Mi hotel estaba precisamente en
Blloku, la zona de ocio y diversión que habían comentado mis compañeras de
viaje, las Kardashian albanesas. Estaba repleto de bares, restaurantes, sitios
de copas… Todo lo esencial para pasar una buena noche. Salí hacia la izquierda,
en dirección sur, cuando la luz artificial se había apoderado de la ciudad y el
tráfico era especialmente denso. El número de coches de lujo era sorprendente.
Conté tres Rolls en los primeros minutos.

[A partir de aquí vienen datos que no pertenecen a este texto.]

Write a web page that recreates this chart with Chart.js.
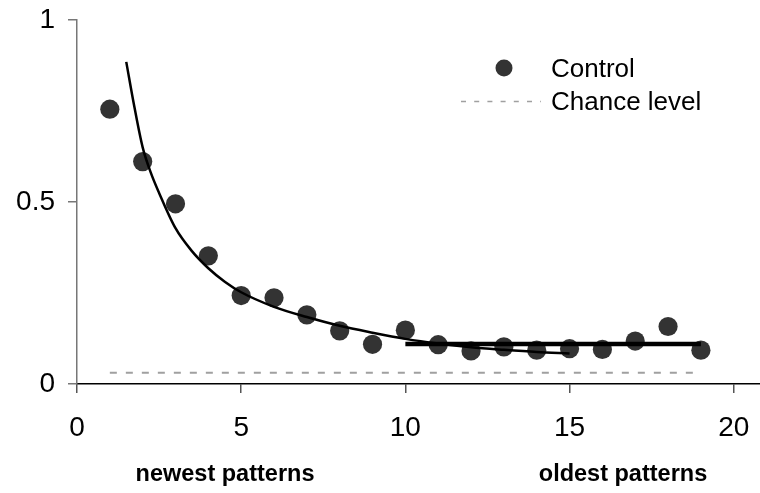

De ellos bajaban jóvenes golosísimas
con vestidos bastante escandalosos (¡qué pretendía en la zona más de moda!),
guapísimas y candidatas a Bella de la Tierra, si no fuera porque no parecía
interesarles nada más que el lujo y el dinero.

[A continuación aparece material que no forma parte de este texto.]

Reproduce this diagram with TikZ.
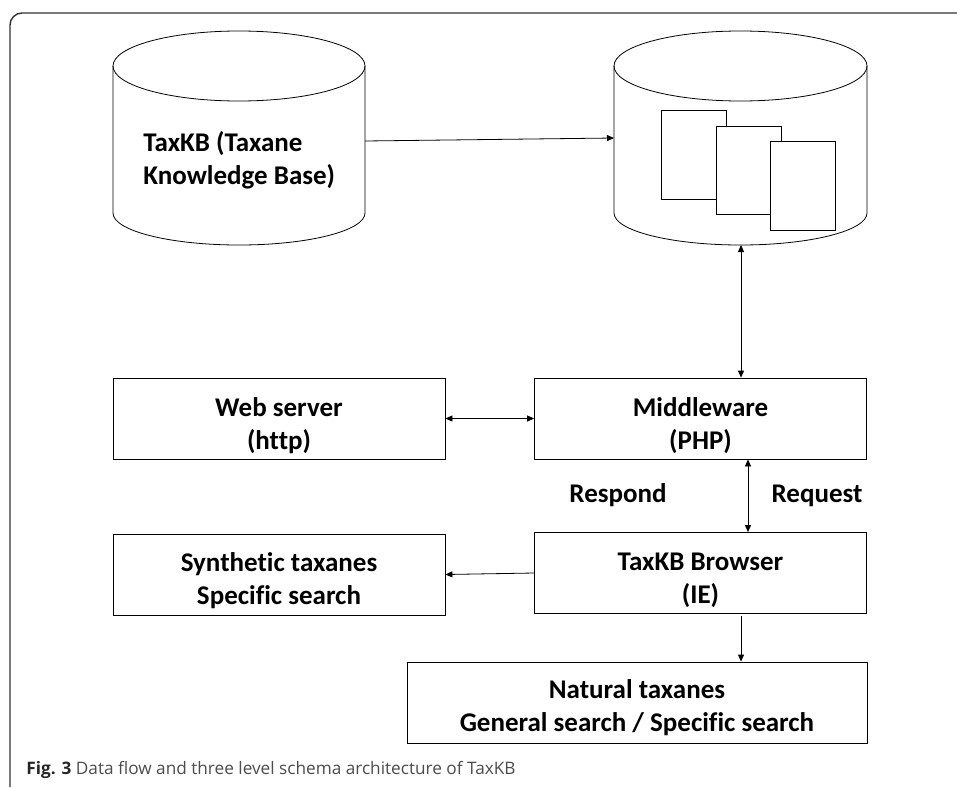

Acompañándolas iban una “convención
de divis”, los gigantes de fuerza descomunal y colosal de los cuentos.
Vamos, tíos modelo armario ropero o quarterback de fútbol americano de
rostros rocosos y con pinta de no querer hacer amigos. Me asusté porque los divis
de los cuentos se alimentaban de carne humana. ¡Dios mío, esas chicas estaban
en peligro! Estas criaturas destructivas, de enormes bigotes (los de la calle
llevaban todos barba de varios días) eran rudas y secuestraban hermosas
doncellas (los fulanos con los que me cruzaba tenían un gusto inmejorable) que las
encerraban bajo tierra (pensé en los bunkers) o en aislados palacios. Eso sí,
no vi a ninguno con un solo ojo, como los cíclopes. Menos mal que acababan
siendo derrotados por la sagacidad y la astucia de los héroes. Respiré algo más
tranquilo y seguí bajando por la calle.